- Task prompt -
Exactly retype the lines from the top of the data through the line containing "group_padding=0, factor_padding=0, range_padding=0)", leaving out every picture.

- Data -
------------------------------

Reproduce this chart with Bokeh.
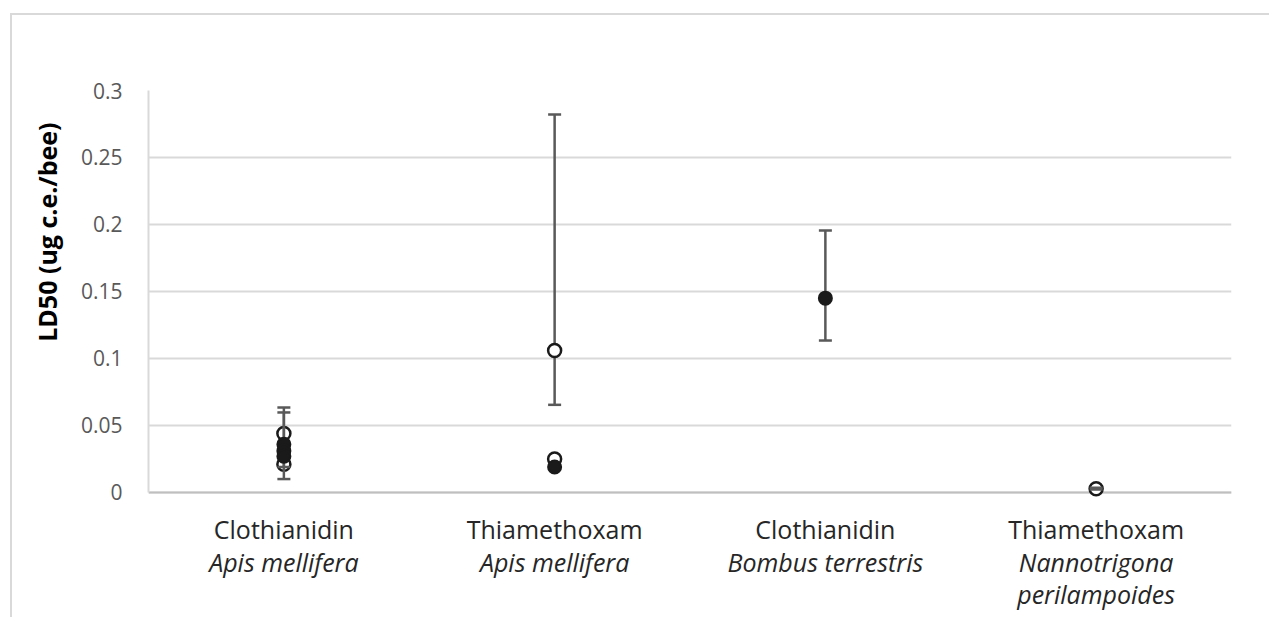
from bokeh.embed import file_html
from bokeh.models import ColumnDataSource, FactorRange, FixedTicker, Range1d, Title
from bokeh.plotting import figure
from bokeh.resources import INLINE

# Compound / species combinations along the x axis
compounds = ["Clothianidin", "Thiamethoxam", "Clothianidin", "Thiamethoxam"]
species = ["Apis mellifera", "Apis mellifera", "Bombus terrestris",
           "Nannotrigona\nperilampoides"]

# LD50 estimates (ug c.e./bee); open = one study type, filled = the other
open_group = [0, 0, 1, 1, 3]
open_ld50 = [0.044, 0.021, 0.106, 0.025, 0.0028]
filled_group = [0, 0, 0, 1, 2]
filled_ld50 = [0.036, 0.031, 0.027, 0.019, 0.145]

# Confidence limits drawn beneath the open markers
ci_back_group = [1]
ci_back_low = [0.0654]
ci_back_high = [0.282]
# Confidence limits drawn over the open markers
ci_front_group = [0, 0, 2, 3]
ci_front_low = [0.019, 0.010, 0.1134, 0.0022]
ci_front_high = [0.0634, 0.0597, 0.1955, 0.0035]

y_ticks = [0, 0.05, 0.1, 0.15, 0.2, 0.25, 0.3]
y_tick_labels = ["0", "0.05", "0.1", "0.15", "0.2", "0.25", "0.3"]
y_title = "LD50 (ug c.e./bee)"

FONT = "Open Sans"
INK = "#1a1a1a"
BAR = "#595959"
EDGE = "#d9d9d9"

# Two-level factors: species (outer, shown in italic below) and compound (inner).
# A zero-width mark keeps repeated species names as separate groups.
groups = []
for i, (c, s) in enumerate(zip(compounds, species)):
    outer = s + "\u200b" * species[:i].count(s)
    groups.append((outer, c))

x_range = FactorRange(*groups, group_padding=0, factor_padding=0, range_padding=0)

# the frame reaches a little below zero so the labels sit further down
p = figure(width=1259, height=604, x_range=x_range,
           y_range=Range1d(-0.0172, 0.3), output_backend="svg",
           toolbar_location=None, min_border_left=136, min_border_right=40,
           min_border_top=75, min_border_bottom=104)
p.margin = (13, 0, 0, 10)
p.styles = {"border-left": f"2px solid {EDGE}", "border-top": f"2px solid {EDGE}"}
p.outline_line_color = None
p.background_fill_color = "white"
p.border_fill_color = "white"
p.xgrid.visible = False

yax = p.yaxis[0]
yax.ticker = FixedTicker(ticks=y_ticks)
yax.major_label_overrides = {float(t): lbl for t, lbl in zip(y_ticks, y_tick_labels)}
yax.bounds = (0, 0.3)
yax.axis_line_color = EDGE
yax.axis_line_width = 2
yax.major_tick_line_color = None
yax.minor_tick_line_color = None
yax.major_label_standoff = 20
yax.major_label_text_font = FONT
yax.major_label_text_font_size = "21px"
yax.major_label_text_color = BAR

p.ygrid.grid_line_color = EDGE
p.ygrid.grid_line_width = 2

p.add_layout(Title(text=y_title, align="right", offset=32, standoff=28,
                   text_font=FONT, text_font_style="bold",
                   text_font_size="25px", text_color="black"), "left")

xax = p.xaxis[0]
xax.axis_line_color = None
xax.major_tick_line_color = None
xax.minor_tick_line_color = None
xax.major_tick_out = 0
xax.major_tick_in = 0
xax.separator_line_color = None
xax.major_label_standoff = -4
xax.major_label_text_font = FONT
xax.major_label_text_font_size = "25px"
xax.major_label_text_color = "#262626"
xax.group_text_font = FONT
xax.group_text_font_size = "25px"
xax.group_text_font_style = "italic"
xax.group_text_color = "#262626"
xax.group_text_line_height = 0.97


def whiskers(gidx, low, high):
    src = ColumnDataSource(dict(x=[groups[i] for i in gidx], low=low, high=high))
    p.segment(x0="x", y0="low", x1="x", y1="high", source=src,
              line_color=BAR, line_width=2.5)
    p.scatter(x="x", y="low", source=src, marker="dash", size=13,
              line_color=BAR, line_width=2.5)
    p.scatter(x="x", y="high", source=src, marker="dash", size=13,
              line_color=BAR, line_width=2.5)


# horizontal axis line at zero
p.hspan(y=[0], line_color="#bfbfbf", line_width=2)

whiskers(ci_back_group, ci_back_low, ci_back_high)
p.scatter(x=[groups[i] for i in open_group], y=open_ld50, marker="circle",
          size=13, fill_color="white", line_color=INK, line_width=2.5)
whiskers(ci_front_group, ci_front_low, ci_front_high)
p.scatter(x=[groups[i] for i in filled_group], y=filled_ld50, marker="circle",
          size=13, fill_color=INK, line_color=INK, line_width=2)

open("out.html", "w").write(file_html(p, INLINE))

------------------------------

- Complete output -
Reproduce this chart with Bokeh.
from bokeh.embed import file_html
from bokeh.models import ColumnDataSource, FactorRange, FixedTicker, Range1d, Title
from bokeh.plotting import figure
from bokeh.resources import INLINE

# Compound / species combinations along the x axis
compounds = ["Clothianidin", "Thiamethoxam", "Clothianidin", "Thiamethoxam"]
species = ["Apis mellifera", "Apis mellifera", "Bombus terrestris",
           "Nannotrigona\nperilampoides"]

# LD50 estimates (ug c.e./bee); open = one study type, filled = the other
open_group = [0, 0, 1, 1, 3]
open_ld50 = [0.044, 0.021, 0.106, 0.025, 0.0028]
filled_group = [0, 0, 0, 1, 2]
filled_ld50 = [0.036, 0.031, 0.027, 0.019, 0.145]

# Confidence limits drawn beneath the open markers
ci_back_group = [1]
ci_back_low = [0.0654]
ci_back_high = [0.282]
# Confidence limits drawn over the open markers
ci_front_group = [0, 0, 2, 3]
ci_front_low = [0.019, 0.010, 0.1134, 0.0022]
ci_front_high = [0.0634, 0.0597, 0.1955, 0.0035]

y_ticks = [0, 0.05, 0.1, 0.15, 0.2, 0.25, 0.3]
y_tick_labels = ["0", "0.05", "0.1", "0.15", "0.2", "0.25", "0.3"]
y_title = "LD50 (ug c.e./bee)"

FONT = "Open Sans"
INK = "#1a1a1a"
BAR = "#595959"
EDGE = "#d9d9d9"

# Two-level factors: species (outer, shown in italic below) and compound (inner).
# A zero-width mark keeps repeated species names as separate groups.
groups = []
for i, (c, s) in enumerate(zip(compounds, species)):
    outer = s + "\u200b" * species[:i].count(s)
    groups.append((outer, c))

x_range = FactorRange(*groups, group_padding=0, factor_padding=0, range_padding=0)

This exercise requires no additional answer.